The Flaming Lips have long inhabited the outskirts of our modern musical landscape. Surrounded by a host of cosmic curiosities such as massive laser-launching palms, man-sized hamster balls and several thousand pounds of confetti, The Flaming Lips’ dreamscape casts a spell upon all who enter.
We forget that, for most of their 30-year career, The Flaming Lips have preferred the expansive and challenging terrain of the avant-garde to more conventional sing along territory of “She Don’t Use Jelly”, and “Do You Realize?” We forget that The Lips’ legendary live show, though indisputably spectacular, invariably leaves the uninitiated scratching their confetti covered skull, bewildered by dissonant and, at times, abrasive elements so pervasive in the band’s massive catalogue.
But on Friday night, those who gathered at Royal Athletic Park were forced, for a moment most fleeting, to remember why The Flaming Lips are so important: the band was brave enough not to give most of the crowd what they may have expected, much less what they wanted. The band decided to diverge from the well tread path of the palatable in favor of the dangerous trail of their own uncompromised artistic pursuits. The response, as one may guess, was mixed.
From the very outset of their frantic and impassioned set, it was clear that this year’s Rifflandia headliners doubled as the band least fit for mass consumption. Instead of watering its set list down with recognizable, or even danceable songs, The Flaming Lips chose to challenge its audience with some of the more terrifying and experimental material in its repertoire, most notably selections from 2009’s masterful Embryonic.
While devoted fans of the band were undoubtedly thrilled to hear songs like “The Ego’s Last Stand” and “Watching The Planets” , most of the crowd resigned themselves simply to endure a veritable assault of sound while taking pictures of an orgy of visual delights and holding out for more familiar songs from the band’s mainstream breakthrough Yoshimi Battles the Pink Robots.
The crowd’s longing for familiarity went unrealized for the vast majority of the show. Most of the band’s ‘hits’ were relegated to the encore, begging us to question the aim of live performance. Is it a performer’s duty to simply placate an audience with the predictable? If so, The Flaming Lips’ set was a spectacular flop as, for much of the show, the audience felt more bewildered than inspired.
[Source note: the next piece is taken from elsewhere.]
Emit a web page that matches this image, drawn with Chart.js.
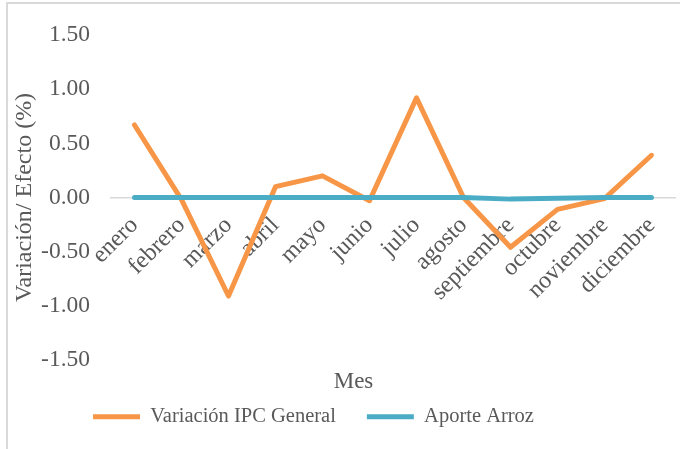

But those awkward moments are the very moments which are destined to be forgotten, to give way to the multitude of pictures of spectacle that have flooded many-a Facebook wall and will, in time, define one’s memory of the show. Once again, The Flaming Lips managed to cast an amnesiac web upon the unsuspecting. Clad in the skin of spectacle, the Lips bullied its way into the reluctant consciousness of Rifflandians, proving itself as one of the most daring and subversive bands of our time.